Preservation for the Future
I’ve been attacking email systems this week. I’ve been helping to transfer email from the Nottingham exchange server upto Newcastle. The process has not gone easily. I think that the problem is that university IT departments think mostly about their current users, rather than users coming or going elsewhere. To me this is a real problem: for an academic, their correspondence is an essential ingredient of the historical record, their knowledge of what they have done.

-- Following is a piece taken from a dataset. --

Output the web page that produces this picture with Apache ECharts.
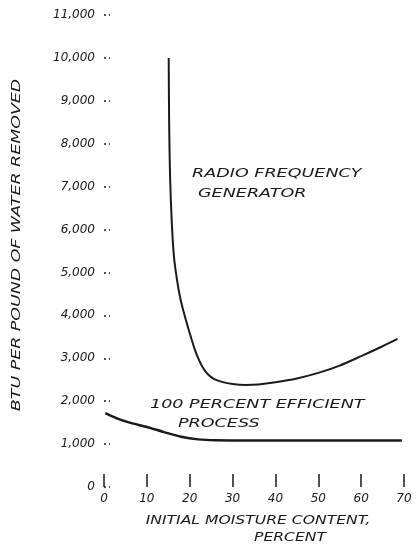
<!DOCTYPE html>
<html>
<head>
<meta charset="utf-8">
<script src="https://cdn.jsdelivr.net/npm/echarts@6/dist/echarts.min.js"></script>
<style>
  html, body { margin: 0; padding: 0; background: #fff; }
  #chart { width: 416px; height: 556px; }
</style>
</head>
<body>
<div id="chart"></div>
<script>
// x: initial moisture content, percent
const xTicks = [0, 10, 20, 30, 40, 50, 60, 70]
const yTicks = [0, 1000, 2000, 3000, 4000, 5000, 6000, 7000, 8000, 9000, 10000, 11000]

// radio frequency generator curve [moisture %, BTU per lb]
const rfGenerator = [
    [15.1, 10000], [15.2, 8500], [15.4, 7300], [15.8, 6200], [16.3, 5400],
    [17.0, 4850], [17.8, 4400], [18.8, 4000], [19.9, 3620], [21.2, 3200],
    [22.2, 2950], [23.2, 2760], [24.3, 2620], [25.6, 2520], [27.5, 2450],
    [30, 2400], [33, 2380], [36, 2390], [40, 2440], [45, 2530],
    [50, 2660], [55, 2830], [60, 3050], [65, 3280], [68.5, 3450]
]

// 100 percent efficient process
const efficientProcess = [
    [0.3, 1720], [3, 1600], [6, 1500], [10, 1400], [14, 1280], [18, 1170],
    [22, 1110], [26, 1090], [35, 1085], [50, 1085], [69.5, 1085]
]

const font = 'DejaVu Sans'
const ink = '#1a1a1a'

const chart = echarts.init(document.getElementById('chart'))

const textEl = (text, x, y, sx, size, align) => ({
    type: 'text',
    x: x, y: y,
    scaleX: sx,
    style: {
        text: text,
        fill: ink,
        font: 'italic ' + size + 'px "' + font + '"',
        textAlign: align || 'left',
        textVerticalAlign: 'middle'
    }
})

const option = {
    animation: false,
    grid: { left: 104, right: 12, top: 15, bottom: 69 },
    xAxis: {
        type: 'value',
        min: 0, max: 70, interval: 10,
        axisLine: { show: false },
        axisTick: { show: true, inside: true, length: 13, lineStyle: { color: ink, width: 1.5 } },
        axisLabel: { color: ink, fontStyle: 'italic', fontFamily: font, fontSize: 12, margin: 6 },
        splitLine: { show: false }
    },
    yAxis: {
        type: 'value',
        min: 0, max: 11000, interval: 1000,
        axisLine: { show: false },
        axisTick: { show: true, inside: true, length: 6, lineStyle: { color: ink, width: 1.5, type: [2, 3] } },
        axisLabel: {
            color: ink, fontStyle: 'italic', fontFamily: font, fontSize: 12, margin: 9,
            formatter: v => v.toLocaleString('en-US')
        },
        splitLine: { show: false }
    },
    series: [{
        name: 'Radio frequency generator',
        type: 'line',
        data: rfGenerator,
        smooth: 0.3,
        showSymbol: false,
        lineStyle: { color: ink, width: 2 }
    }, {
        name: '100 percent efficient process',
        type: 'line',
        data: efficientProcess,
        smooth: 0.3,
        showSymbol: false,
        lineStyle: { color: ink, width: 2.5 }
    }],
    graphic: [
        textEl('RADIO FREQUENCY', 192, 174, 1.35, 13),
        textEl('GENERATOR', 198, 194, 1.35, 13),
        textEl('100 PERCENT EFFICIENT', 150, 405, 1.35, 13),
        textEl('PROCESS', 178, 424, 1.35, 13),
        textEl('INITIAL MOISTURE CONTENT,', 258, 521, 1.3, 12, 'center'),
        textEl('PERCENT', 290, 538, 1.3, 12, 'center'),
        Object.assign(textEl('BTU PER POUND OF WATER REMOVED', 17, 245, 1.45, 12, 'center'), { rotation: Math.PI / 2 })
    ]
}

chart.setOption(option)
window.addEventListener('resize', function () {
    chart.resize()
})
</script>
</body>
</html>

Spurred on by this, I decided to recover all of my mail from the archives where I have kept it, and place it into my current email system. This is made easier for me because I have used Emacs for pretty much my entire time on a computer; I remember a DOS based application before that. I’ve moved from RMAIL to Gnus, but that is it. Gnus uses an one message per file, text based format. It’s pretty future proof; I suspect in 2000 years, when people look back they will assume that everyone used Gnus and similar applications, as all the PST files will be unreadable. There’s a big gap in the middle of my email for 6 months after I got to Newcastle, when I had used Outlook. A pity.

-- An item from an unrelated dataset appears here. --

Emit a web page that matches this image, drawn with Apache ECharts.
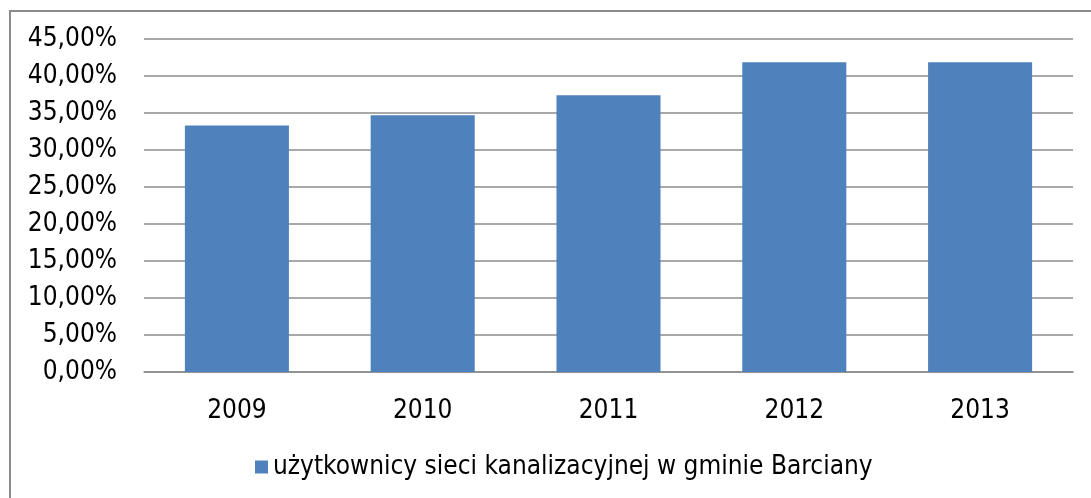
<!DOCTYPE html>
<html>
<head>
<meta charset="utf-8">
<script src="https://cdn.jsdelivr.net/npm/echarts@6/dist/echarts.min.js"></script>
<style>
  html, body { margin: 0; padding: 0; background: #fff; }
  #chart { width: 1091px; height: 498px; }
</style>
</head>
<body>
<div id="chart"></div>
<script>
// lata i udział użytkowników sieci kanalizacyjnej (%)
var years = ["2009", "2010", "2011", "2012", "2013"];
var users = [33.3, 34.7, 37.4, 41.85, 41.85];
var seriesName = "użytkownicy sieci kanalizacyjnej w gminie Barciany";

var font = "'DejaVu Sans Condensed', 'Liberation Sans', sans-serif";
var gridColor = "#8c8c8c";

var myChart = echarts.init(document.getElementById("chart"));
myChart.setOption({
  animation: false,
  graphic: [
    {
      type: "rect",
      shape: { x: 10, y: 11, width: 1100, height: 500 },
      style: { fill: "none", stroke: "#8a8a8a", lineWidth: 2 },
      silent: true
    }
  ],
  grid: { left: 144, right: 18, top: 39, bottom: 126 },
  legend: {
    left: 250,
    top: 449,
    icon: "rect",
    itemWidth: 13,
    itemHeight: 13,
    textStyle: { fontFamily: font, fontSize: 26, color: "#000" },
    data: [seriesName]
  },
  xAxis: {
    type: "category",
    data: years,
    axisLine: { lineStyle: { color: gridColor, width: 1.5 } },
    axisTick: { show: false },
    axisLabel: { fontFamily: font, fontSize: 26, color: "#000", margin: 26 }
  },
  yAxis: {
    type: "value",
    min: 0,
    max: 45,
    interval: 5,
    axisLine: { show: false },
    axisTick: { show: false },
    splitLine: { lineStyle: { color: gridColor, width: 1.5 } },
    axisLabel: {
      fontFamily: font,
      fontSize: 26,
      color: "#000",
      margin: 27,
      formatter: function (v) {
        return v.toFixed(2).replace(".", ",") + "%";
      }
    }
  },
  series: [
    {
      name: seriesName,
      type: "bar",
      data: users,
      barCategoryGap: "44%",
      itemStyle: { color: "#4f81bd" }
    }
  ]
});
</script>
</body>
</html>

My total collection of email is 1.4G in size — I’ve been reasonably careful about dumping 100M attachments over the years. The earliest email sent by me talking about SET domains in a Drosophila gene. The oldest email I can find sent to me comes from 1994. It’s from a nice bloke I remember meeting on one of the guitar boards, called Paul R. Leach. At that time he was at Colorado. He was kind enough to send me some Herco Flex 50s from the US. These are guitar plectrums that seem to have disappeared from the market at the time. I think I still have a few of them left. Thanks Paul! An act of generosity, that I now remember 13 years later. The internet was a kinder place in those days.